*** DATASET CONTENT ***

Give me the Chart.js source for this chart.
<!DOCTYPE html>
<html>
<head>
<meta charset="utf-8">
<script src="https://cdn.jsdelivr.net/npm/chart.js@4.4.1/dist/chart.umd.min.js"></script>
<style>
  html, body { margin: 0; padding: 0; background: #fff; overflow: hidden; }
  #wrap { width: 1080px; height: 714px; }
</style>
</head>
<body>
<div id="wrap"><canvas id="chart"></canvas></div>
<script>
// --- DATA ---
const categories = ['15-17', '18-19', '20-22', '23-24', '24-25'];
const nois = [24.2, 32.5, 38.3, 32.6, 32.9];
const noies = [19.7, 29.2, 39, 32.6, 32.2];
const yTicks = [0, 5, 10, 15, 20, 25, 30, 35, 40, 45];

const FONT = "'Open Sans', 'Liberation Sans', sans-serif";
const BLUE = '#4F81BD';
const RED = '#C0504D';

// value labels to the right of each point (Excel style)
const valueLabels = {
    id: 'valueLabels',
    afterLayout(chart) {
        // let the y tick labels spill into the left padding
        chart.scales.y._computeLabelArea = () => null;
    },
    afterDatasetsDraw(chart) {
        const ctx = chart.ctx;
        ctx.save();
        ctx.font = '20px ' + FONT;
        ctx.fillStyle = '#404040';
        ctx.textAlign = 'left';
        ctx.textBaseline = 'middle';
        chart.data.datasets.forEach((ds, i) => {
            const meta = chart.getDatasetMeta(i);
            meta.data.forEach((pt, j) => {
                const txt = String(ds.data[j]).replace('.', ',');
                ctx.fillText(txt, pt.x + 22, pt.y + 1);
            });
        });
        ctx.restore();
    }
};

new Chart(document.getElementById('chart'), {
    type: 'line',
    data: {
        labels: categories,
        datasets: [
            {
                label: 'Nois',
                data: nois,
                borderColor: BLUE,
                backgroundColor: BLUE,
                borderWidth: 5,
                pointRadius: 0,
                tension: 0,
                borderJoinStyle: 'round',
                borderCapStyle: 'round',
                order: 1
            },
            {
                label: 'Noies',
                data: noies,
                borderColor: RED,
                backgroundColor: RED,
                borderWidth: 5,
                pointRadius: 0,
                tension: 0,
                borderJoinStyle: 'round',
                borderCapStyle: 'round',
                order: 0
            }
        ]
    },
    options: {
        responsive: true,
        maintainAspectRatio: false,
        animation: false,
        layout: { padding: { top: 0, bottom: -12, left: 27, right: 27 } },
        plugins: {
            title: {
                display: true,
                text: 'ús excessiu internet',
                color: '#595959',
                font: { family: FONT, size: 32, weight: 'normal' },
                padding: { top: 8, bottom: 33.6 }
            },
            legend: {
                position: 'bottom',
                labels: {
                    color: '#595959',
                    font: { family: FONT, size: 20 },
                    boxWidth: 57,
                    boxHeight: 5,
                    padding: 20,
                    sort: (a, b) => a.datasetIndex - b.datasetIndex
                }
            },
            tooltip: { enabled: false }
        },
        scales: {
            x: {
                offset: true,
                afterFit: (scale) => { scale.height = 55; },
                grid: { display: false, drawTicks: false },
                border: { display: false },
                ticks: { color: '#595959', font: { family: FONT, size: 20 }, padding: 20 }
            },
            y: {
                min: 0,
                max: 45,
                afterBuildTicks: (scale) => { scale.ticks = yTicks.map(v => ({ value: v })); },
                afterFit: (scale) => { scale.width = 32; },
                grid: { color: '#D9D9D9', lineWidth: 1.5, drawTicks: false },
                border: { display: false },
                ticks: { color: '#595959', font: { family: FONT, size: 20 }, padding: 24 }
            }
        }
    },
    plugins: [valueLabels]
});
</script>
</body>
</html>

***

*WORK TO BE COMPLETED*: All of the data needs to be printed once more, exactly.

*TASK OUTPUT*:
Give me the Chart.js source for this chart.
<!DOCTYPE html>
<html>
<head>
<meta charset="utf-8">
<script src="https://cdn.jsdelivr.net/npm/chart.js@4.4.1/dist/chart.umd.min.js"></script>
<style>
  html, body { margin: 0; padding: 0; background: #fff; overflow: hidden; }
  #wrap { width: 1080px; height: 714px; }
</style>
</head>
<body>
<div id="wrap"><canvas id="chart"></canvas></div>
<script>
// --- DATA ---
const categories = ['15-17', '18-19', '20-22', '23-24', '24-25'];
const nois = [24.2, 32.5, 38.3, 32.6, 32.9];
const noies = [19.7, 29.2, 39, 32.6, 32.2];
const yTicks = [0, 5, 10, 15, 20, 25, 30, 35, 40, 45];

const FONT = "'Open Sans', 'Liberation Sans', sans-serif";
const BLUE = '#4F81BD';
const RED = '#C0504D';

// value labels to the right of each point (Excel style)
const valueLabels = {
    id: 'valueLabels',
    afterLayout(chart) {
        // let the y tick labels spill into the left padding
        chart.scales.y._computeLabelArea = () => null;
    },
    afterDatasetsDraw(chart) {
        const ctx = chart.ctx;
        ctx.save();
        ctx.font = '20px ' + FONT;
        ctx.fillStyle = '#404040';
        ctx.textAlign = 'left';
        ctx.textBaseline = 'middle';
        chart.data.datasets.forEach((ds, i) => {
            const meta = chart.getDatasetMeta(i);
            meta.data.forEach((pt, j) => {
                const txt = String(ds.data[j]).replace('.', ',');
                ctx.fillText(txt, pt.x + 22, pt.y + 1);
            });
        });
        ctx.restore();
    }
};

new Chart(document.getElementById('chart'), {
    type: 'line',
    data: {
        labels: categories,
        datasets: [
            {
                label: 'Nois',
                data: nois,
                borderColor: BLUE,
                backgroundColor: BLUE,
                borderWidth: 5,
                pointRadius: 0,
                tension: 0,
                borderJoinStyle: 'round',
                borderCapStyle: 'round',
                order: 1
            },
            {
                label: 'Noies',
                data: noies,
                borderColor: RED,
                backgroundColor: RED,
                borderWidth: 5,
                pointRadius: 0,
                tension: 0,
                borderJoinStyle: 'round',
                borderCapStyle: 'round',
                order: 0
            }
        ]
    },
    options: {
        responsive: true,
        maintainAspectRatio: false,
        animation: false,
        layout: { padding: { top: 0, bottom: -12, left: 27, right: 27 } },
        plugins: {
            title: {
                display: true,
                text: 'ús excessiu internet',
                color: '#595959',
                font: { family: FONT, size: 32, weight: 'normal' },
                padding: { top: 8, bottom: 33.6 }
            },
            legend: {
                position: 'bottom',
                labels: {
                    color: '#595959',
                    font: { family: FONT, size: 20 },
                    boxWidth: 57,
                    boxHeight: 5,
                    padding: 20,
                    sort: (a, b) => a.datasetIndex - b.datasetIndex
                }
            },
            tooltip: { enabled: false }
        },
        scales: {
            x: {
                offset: true,
                afterFit: (scale) => { scale.height = 55; },
                grid: { display: false, drawTicks: false },
                border: { display: false },
                ticks: { color: '#595959', font: { family: FONT, size: 20 }, padding: 20 }
            },
            y: {
                min: 0,
                max: 45,
                afterBuildTicks: (scale) => { scale.ticks = yTicks.map(v => ({ value: v })); },
                afterFit: (scale) => { scale.width = 32; },
                grid: { color: '#D9D9D9', lineWidth: 1.5, drawTicks: false },
                border: { display: false },
                ticks: { color: '#595959', font: { family: FONT, size: 20 }, padding: 24 }
            }
        }
    },
    plugins: [valueLabels]
});
</script>
</body>
</html>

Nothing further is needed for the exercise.